**Problem description**
Copy each line below that includes "this".

[start Provided data]

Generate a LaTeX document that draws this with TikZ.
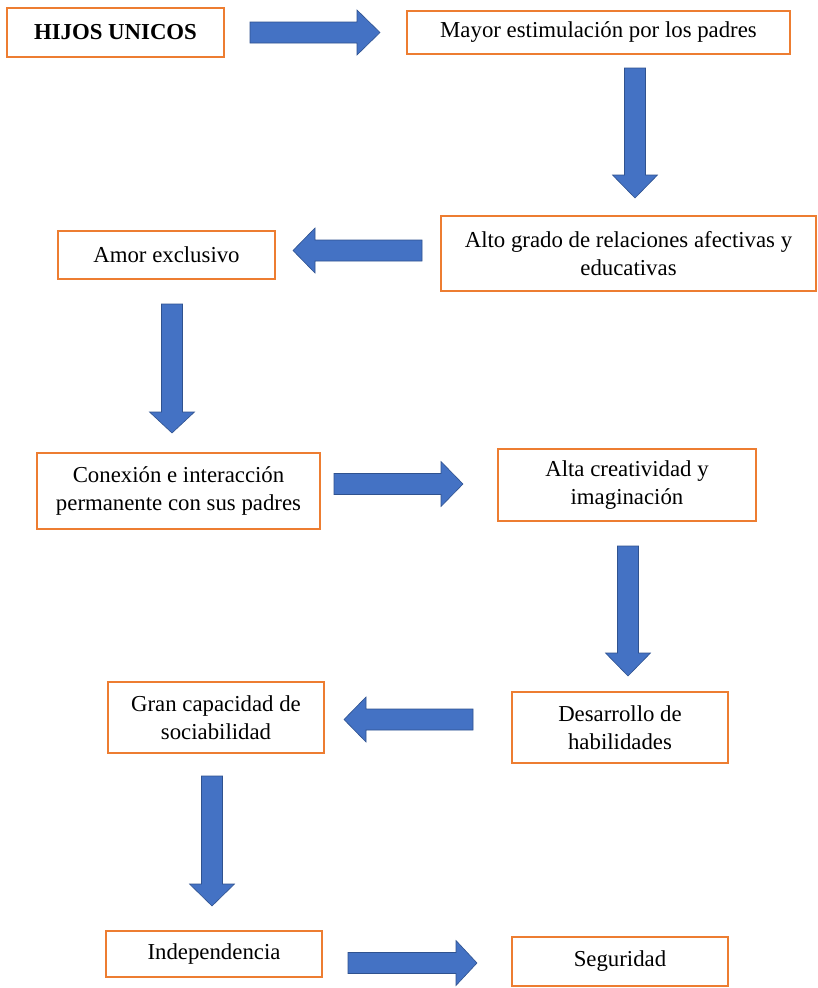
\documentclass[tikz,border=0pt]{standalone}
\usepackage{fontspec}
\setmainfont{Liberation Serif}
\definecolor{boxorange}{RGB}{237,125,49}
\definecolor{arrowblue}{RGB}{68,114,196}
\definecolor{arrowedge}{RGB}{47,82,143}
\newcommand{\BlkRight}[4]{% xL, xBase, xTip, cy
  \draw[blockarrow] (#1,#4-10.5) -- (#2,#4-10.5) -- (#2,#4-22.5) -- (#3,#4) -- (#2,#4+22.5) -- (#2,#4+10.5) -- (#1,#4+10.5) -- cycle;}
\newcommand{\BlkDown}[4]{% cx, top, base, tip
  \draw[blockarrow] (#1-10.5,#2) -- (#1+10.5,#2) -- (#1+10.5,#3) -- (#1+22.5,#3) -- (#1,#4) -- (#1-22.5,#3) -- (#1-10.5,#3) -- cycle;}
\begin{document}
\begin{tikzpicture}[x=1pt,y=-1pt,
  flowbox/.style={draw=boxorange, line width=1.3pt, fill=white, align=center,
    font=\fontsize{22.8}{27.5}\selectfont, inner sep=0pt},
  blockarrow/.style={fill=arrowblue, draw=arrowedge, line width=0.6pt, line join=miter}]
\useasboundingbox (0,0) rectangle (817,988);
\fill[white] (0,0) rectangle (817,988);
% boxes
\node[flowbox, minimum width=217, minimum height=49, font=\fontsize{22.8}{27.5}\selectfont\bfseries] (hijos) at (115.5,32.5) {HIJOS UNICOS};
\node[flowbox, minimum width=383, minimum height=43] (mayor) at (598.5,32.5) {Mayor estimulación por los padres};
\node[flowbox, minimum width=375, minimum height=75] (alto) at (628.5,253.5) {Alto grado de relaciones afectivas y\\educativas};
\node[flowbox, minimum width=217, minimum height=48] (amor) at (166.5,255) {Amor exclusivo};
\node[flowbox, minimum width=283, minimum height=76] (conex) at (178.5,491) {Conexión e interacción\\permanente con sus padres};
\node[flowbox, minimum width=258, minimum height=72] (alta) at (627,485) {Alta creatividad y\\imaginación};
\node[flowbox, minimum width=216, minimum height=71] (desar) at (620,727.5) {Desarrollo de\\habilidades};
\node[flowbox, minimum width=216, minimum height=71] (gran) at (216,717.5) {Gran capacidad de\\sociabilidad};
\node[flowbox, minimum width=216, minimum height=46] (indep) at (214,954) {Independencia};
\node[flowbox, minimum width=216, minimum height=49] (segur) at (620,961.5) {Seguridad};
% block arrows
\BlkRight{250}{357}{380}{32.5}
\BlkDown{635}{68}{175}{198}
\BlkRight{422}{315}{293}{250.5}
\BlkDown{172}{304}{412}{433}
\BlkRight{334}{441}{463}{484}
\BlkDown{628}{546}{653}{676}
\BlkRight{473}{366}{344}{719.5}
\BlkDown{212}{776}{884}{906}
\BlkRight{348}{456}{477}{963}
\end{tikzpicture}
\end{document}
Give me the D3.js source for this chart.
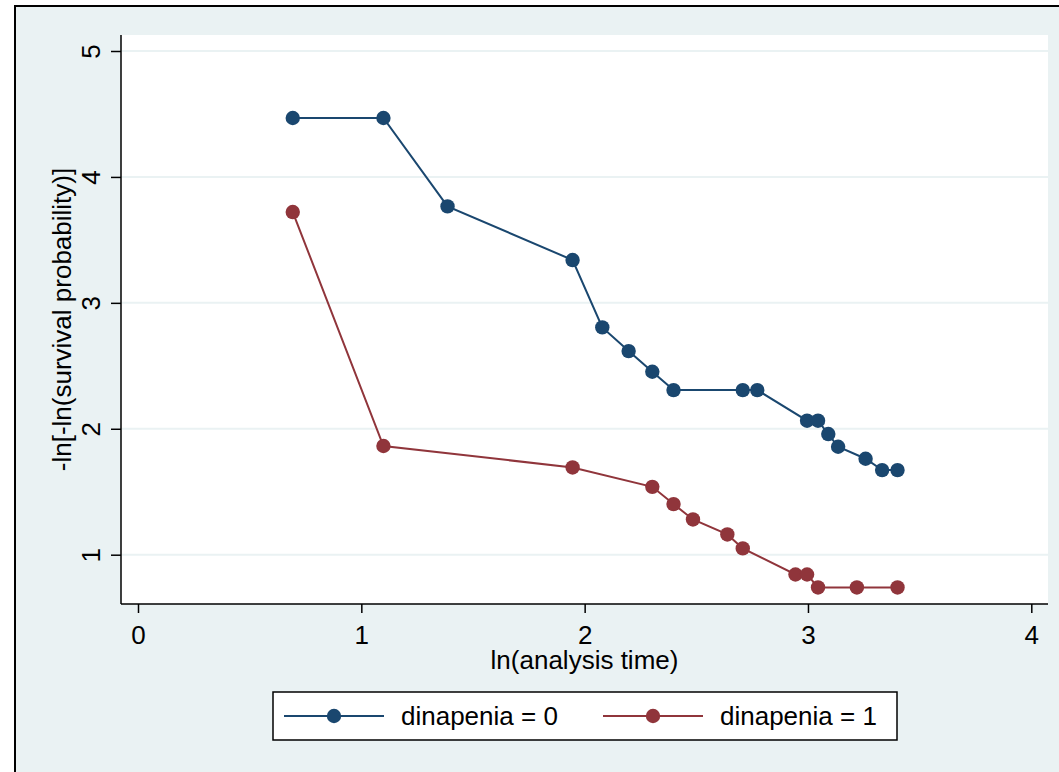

[end Provided data]

**Correct answer**
Generate a LaTeX document that draws this with TikZ.
Give me the D3.js source for this chart.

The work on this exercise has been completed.